/---

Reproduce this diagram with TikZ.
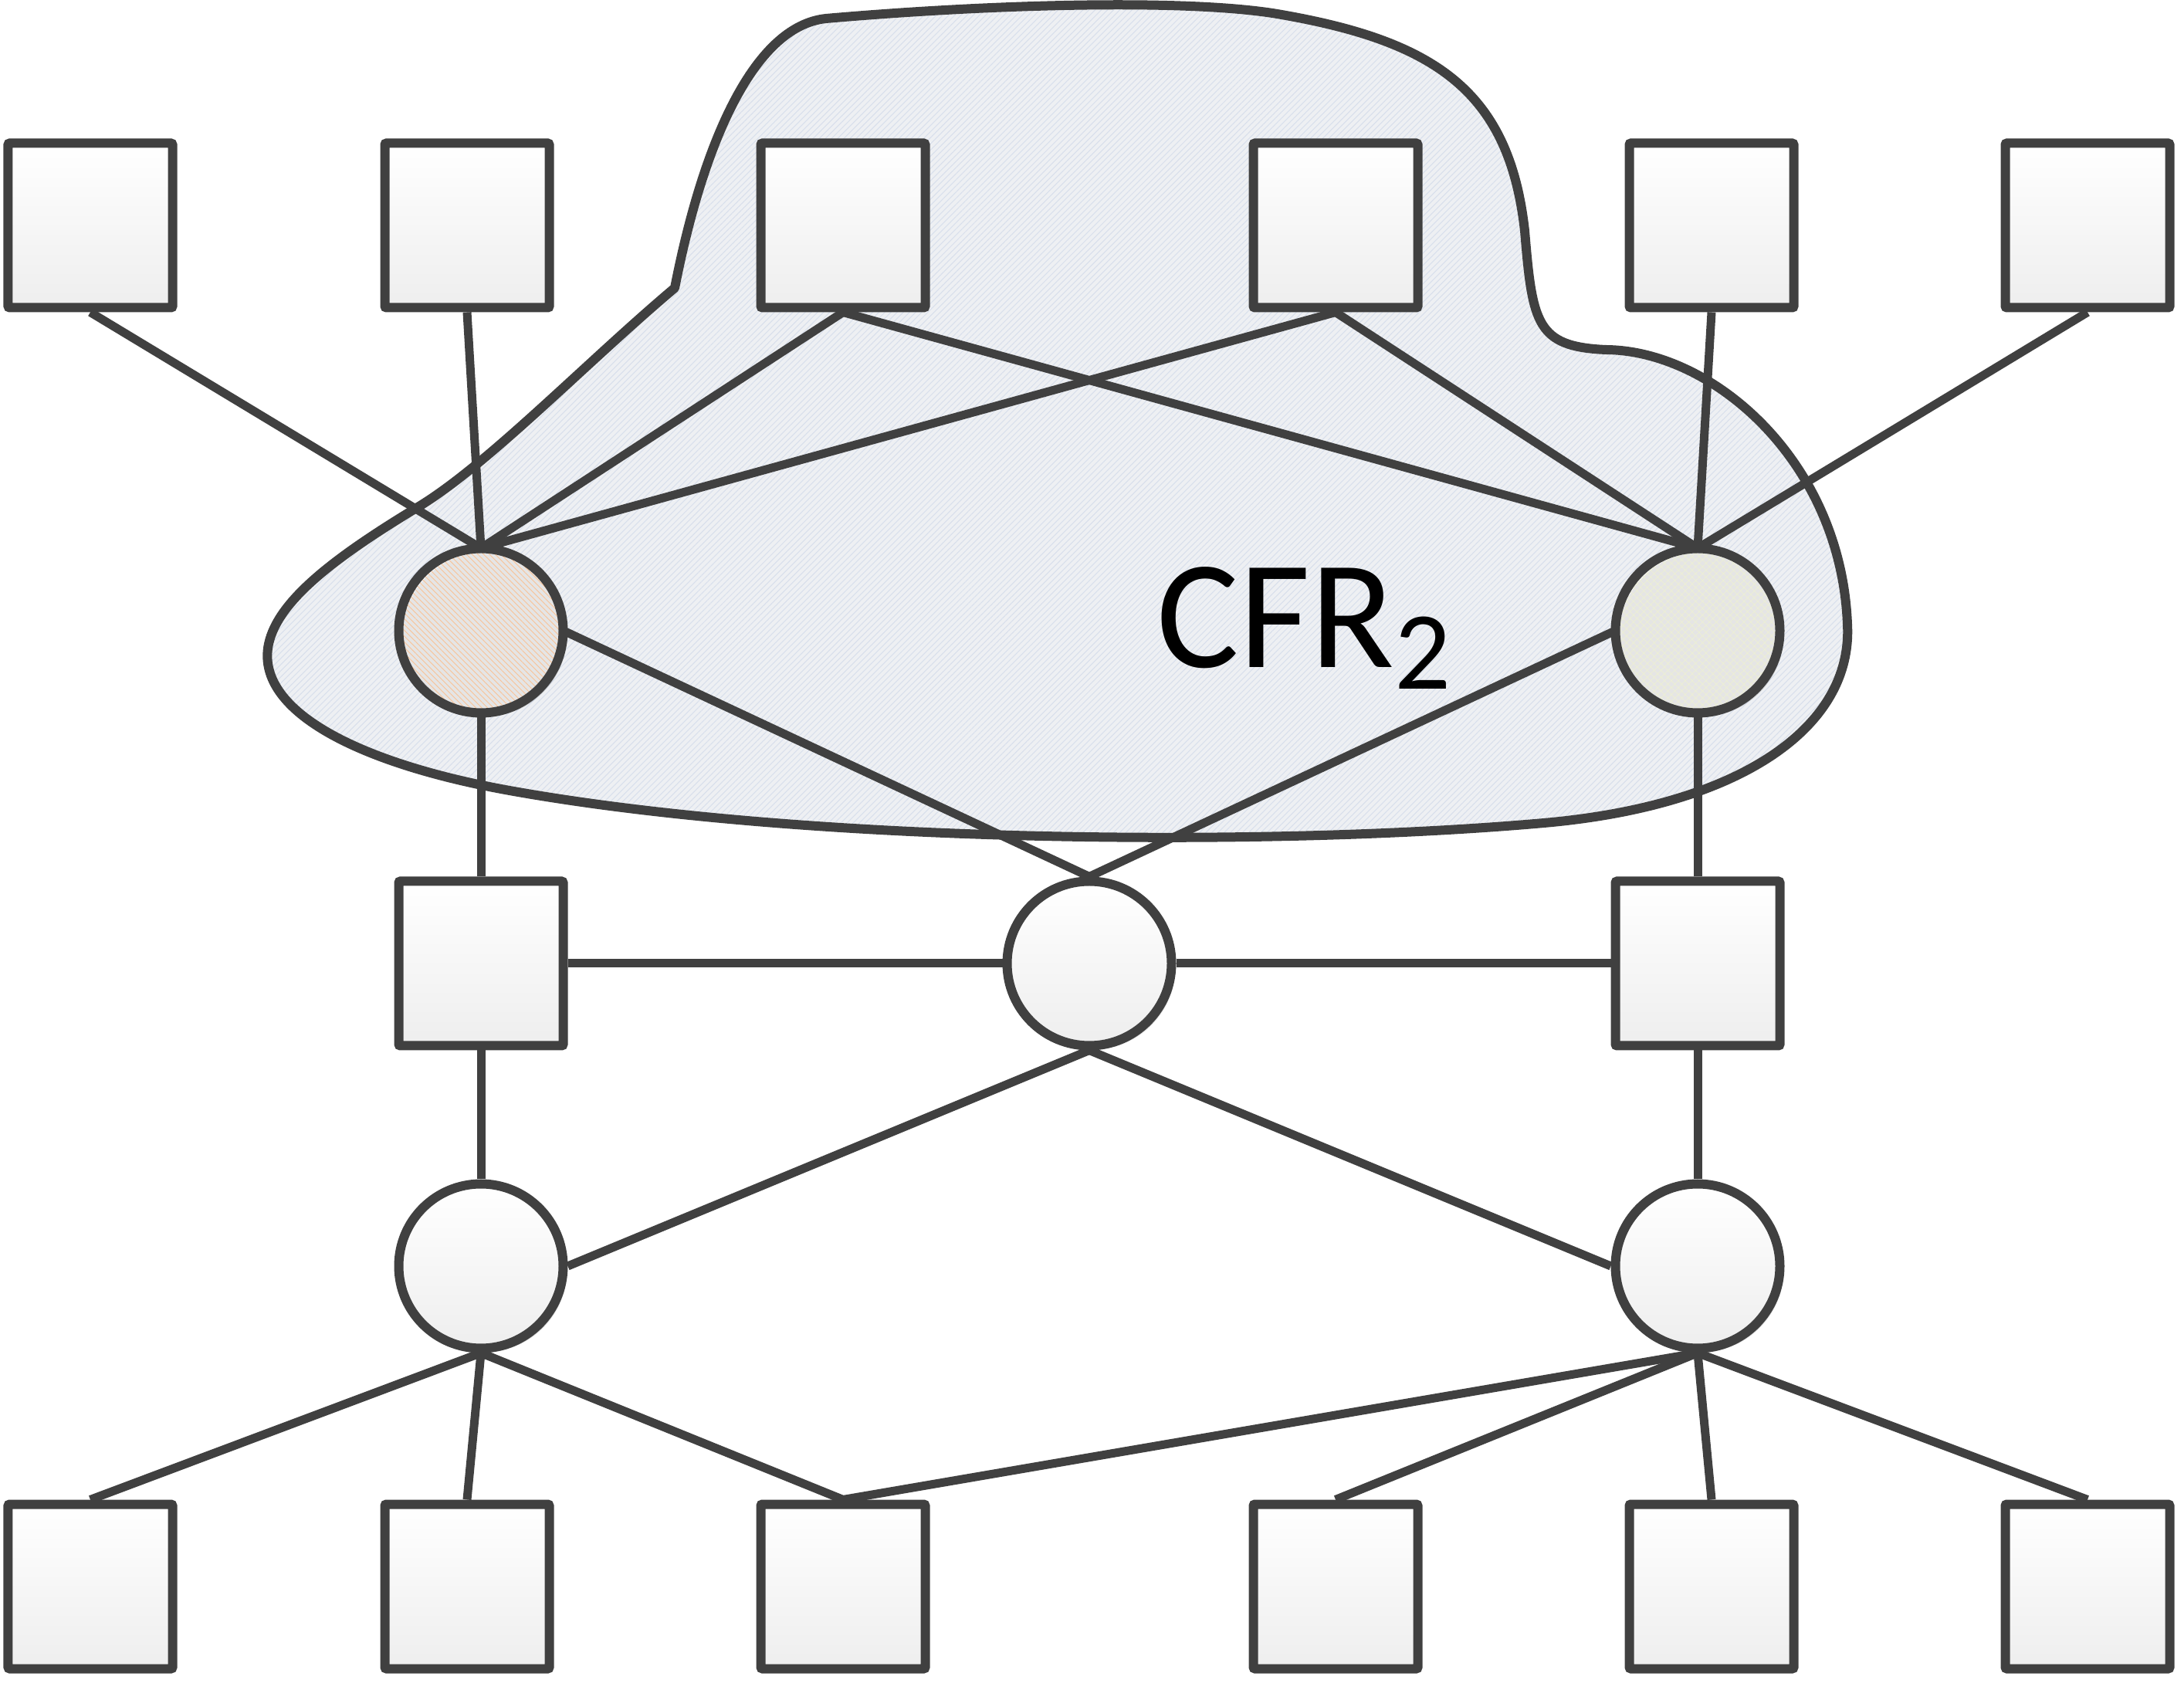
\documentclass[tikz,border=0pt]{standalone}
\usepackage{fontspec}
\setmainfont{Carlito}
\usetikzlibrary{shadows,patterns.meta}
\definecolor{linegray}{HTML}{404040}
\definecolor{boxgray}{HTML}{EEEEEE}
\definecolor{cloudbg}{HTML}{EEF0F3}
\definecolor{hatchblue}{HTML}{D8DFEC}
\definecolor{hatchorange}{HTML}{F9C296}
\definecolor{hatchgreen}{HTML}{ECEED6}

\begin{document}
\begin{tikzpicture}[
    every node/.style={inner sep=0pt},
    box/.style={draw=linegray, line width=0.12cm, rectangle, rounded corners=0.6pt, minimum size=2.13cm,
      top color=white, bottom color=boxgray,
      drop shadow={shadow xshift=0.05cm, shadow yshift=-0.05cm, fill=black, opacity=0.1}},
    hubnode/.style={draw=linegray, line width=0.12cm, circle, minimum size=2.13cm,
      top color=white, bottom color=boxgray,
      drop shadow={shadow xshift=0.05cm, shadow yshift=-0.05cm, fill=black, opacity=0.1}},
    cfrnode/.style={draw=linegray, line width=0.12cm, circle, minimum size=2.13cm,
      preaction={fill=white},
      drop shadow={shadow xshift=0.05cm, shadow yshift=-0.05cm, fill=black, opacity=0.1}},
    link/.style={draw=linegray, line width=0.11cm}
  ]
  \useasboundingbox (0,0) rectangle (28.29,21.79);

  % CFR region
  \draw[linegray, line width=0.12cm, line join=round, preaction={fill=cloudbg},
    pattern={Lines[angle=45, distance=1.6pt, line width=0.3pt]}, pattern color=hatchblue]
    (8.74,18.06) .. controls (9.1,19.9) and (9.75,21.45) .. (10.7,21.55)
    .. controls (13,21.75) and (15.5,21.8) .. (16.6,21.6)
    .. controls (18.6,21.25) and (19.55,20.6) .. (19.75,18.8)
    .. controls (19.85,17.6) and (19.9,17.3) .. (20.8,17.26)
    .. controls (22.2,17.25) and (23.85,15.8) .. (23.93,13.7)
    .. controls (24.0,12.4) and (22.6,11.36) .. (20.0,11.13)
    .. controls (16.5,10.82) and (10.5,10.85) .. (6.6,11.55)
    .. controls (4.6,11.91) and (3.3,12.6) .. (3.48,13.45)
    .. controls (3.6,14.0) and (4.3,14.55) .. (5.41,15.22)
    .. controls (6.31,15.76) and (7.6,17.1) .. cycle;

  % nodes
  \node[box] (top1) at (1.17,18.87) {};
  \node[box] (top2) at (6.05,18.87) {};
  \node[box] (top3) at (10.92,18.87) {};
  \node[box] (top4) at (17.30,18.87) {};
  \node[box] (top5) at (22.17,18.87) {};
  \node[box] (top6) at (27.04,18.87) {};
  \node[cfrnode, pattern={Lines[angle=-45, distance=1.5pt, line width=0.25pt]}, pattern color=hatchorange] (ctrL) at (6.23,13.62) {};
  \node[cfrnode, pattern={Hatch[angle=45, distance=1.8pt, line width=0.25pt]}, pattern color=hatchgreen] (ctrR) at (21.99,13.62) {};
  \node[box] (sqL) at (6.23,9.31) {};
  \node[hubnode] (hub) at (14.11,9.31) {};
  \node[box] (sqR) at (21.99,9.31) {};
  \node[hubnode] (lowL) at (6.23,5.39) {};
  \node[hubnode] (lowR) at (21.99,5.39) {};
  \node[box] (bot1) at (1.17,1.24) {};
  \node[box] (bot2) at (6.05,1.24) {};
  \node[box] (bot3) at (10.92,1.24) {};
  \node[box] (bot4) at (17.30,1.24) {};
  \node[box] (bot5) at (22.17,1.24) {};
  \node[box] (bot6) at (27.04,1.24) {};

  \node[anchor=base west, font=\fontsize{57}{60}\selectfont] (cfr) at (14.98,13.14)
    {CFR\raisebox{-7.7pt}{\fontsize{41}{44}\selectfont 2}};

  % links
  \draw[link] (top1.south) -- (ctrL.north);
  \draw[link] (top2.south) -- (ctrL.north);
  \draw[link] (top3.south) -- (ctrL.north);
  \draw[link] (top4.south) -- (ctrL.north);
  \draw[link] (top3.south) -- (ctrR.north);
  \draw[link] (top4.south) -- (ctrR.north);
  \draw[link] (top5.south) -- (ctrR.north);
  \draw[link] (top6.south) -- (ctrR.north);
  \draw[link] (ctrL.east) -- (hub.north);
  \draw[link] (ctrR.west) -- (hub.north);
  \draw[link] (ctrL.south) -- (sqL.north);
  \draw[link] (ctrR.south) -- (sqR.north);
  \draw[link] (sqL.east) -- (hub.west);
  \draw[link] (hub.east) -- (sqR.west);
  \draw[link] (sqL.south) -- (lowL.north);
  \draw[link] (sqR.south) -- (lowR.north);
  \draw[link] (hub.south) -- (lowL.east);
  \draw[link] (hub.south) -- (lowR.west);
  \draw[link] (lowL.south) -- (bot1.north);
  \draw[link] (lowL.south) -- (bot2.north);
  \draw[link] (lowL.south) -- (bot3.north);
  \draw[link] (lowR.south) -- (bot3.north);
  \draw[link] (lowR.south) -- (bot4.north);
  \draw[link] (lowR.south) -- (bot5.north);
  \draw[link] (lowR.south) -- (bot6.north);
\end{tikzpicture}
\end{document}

\---
/---

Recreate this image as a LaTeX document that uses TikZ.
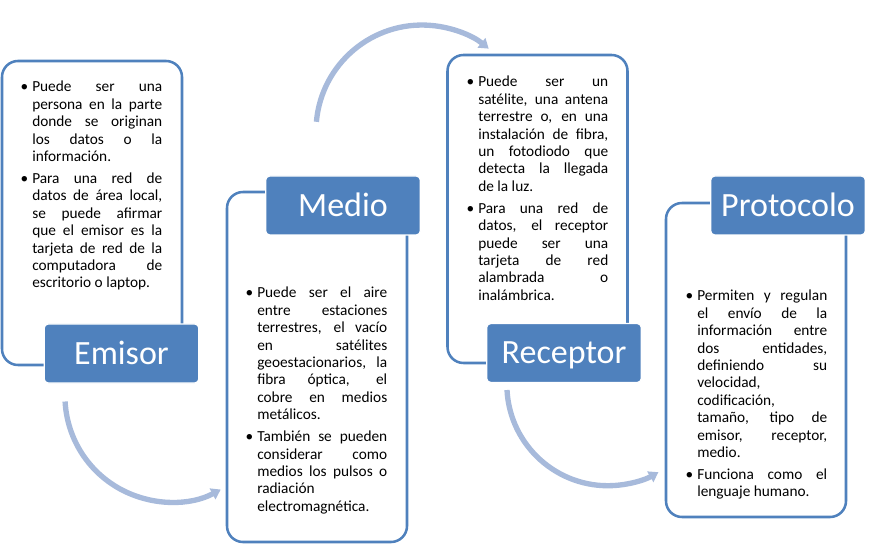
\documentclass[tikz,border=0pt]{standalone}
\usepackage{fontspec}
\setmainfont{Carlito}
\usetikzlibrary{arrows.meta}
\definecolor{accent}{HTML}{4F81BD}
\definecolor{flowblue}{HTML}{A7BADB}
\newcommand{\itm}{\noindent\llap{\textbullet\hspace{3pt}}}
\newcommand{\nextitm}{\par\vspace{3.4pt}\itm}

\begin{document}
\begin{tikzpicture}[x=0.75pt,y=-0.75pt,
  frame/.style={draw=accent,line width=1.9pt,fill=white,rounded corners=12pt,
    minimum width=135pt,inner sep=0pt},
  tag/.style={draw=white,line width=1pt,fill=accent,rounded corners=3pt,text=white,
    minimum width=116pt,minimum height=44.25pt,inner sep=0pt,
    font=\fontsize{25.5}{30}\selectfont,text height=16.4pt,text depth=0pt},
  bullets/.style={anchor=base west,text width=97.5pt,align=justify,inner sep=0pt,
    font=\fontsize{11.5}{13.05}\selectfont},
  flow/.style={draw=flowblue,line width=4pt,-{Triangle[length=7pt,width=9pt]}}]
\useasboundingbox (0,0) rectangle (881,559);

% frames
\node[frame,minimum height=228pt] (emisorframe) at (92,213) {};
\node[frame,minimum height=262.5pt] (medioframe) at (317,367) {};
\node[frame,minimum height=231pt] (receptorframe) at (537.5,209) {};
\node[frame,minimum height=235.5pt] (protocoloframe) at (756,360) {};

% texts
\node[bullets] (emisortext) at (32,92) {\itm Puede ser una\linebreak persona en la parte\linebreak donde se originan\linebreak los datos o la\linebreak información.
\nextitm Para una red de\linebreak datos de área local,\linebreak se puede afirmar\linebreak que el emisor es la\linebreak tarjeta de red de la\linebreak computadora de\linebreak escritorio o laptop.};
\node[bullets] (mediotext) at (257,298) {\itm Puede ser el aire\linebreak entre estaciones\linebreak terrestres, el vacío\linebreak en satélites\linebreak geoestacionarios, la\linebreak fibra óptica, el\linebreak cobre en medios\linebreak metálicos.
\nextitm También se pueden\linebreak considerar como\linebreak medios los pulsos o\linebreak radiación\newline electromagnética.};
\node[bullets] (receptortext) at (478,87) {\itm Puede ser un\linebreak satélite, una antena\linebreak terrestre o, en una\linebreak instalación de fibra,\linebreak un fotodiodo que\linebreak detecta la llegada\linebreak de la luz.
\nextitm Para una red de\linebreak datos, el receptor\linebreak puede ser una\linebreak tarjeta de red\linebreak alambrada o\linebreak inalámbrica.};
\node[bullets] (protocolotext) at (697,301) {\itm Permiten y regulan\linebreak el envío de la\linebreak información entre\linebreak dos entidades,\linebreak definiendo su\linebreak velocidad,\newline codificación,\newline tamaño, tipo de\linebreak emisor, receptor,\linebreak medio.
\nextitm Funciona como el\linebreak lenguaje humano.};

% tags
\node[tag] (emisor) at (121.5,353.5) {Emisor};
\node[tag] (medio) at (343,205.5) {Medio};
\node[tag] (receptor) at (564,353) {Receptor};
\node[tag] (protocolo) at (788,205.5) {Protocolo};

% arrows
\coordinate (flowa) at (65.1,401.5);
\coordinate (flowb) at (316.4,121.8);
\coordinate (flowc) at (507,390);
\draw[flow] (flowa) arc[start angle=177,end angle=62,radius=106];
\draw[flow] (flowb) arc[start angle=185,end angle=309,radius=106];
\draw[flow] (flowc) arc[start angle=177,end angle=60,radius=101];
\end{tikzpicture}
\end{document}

\---

▶ [Exercise details]: From the entries above, copy every line that holds the word "this".

▶ [Correct answer]:
Reproduce this diagram with TikZ.
Recreate this image as a LaTeX document that uses TikZ.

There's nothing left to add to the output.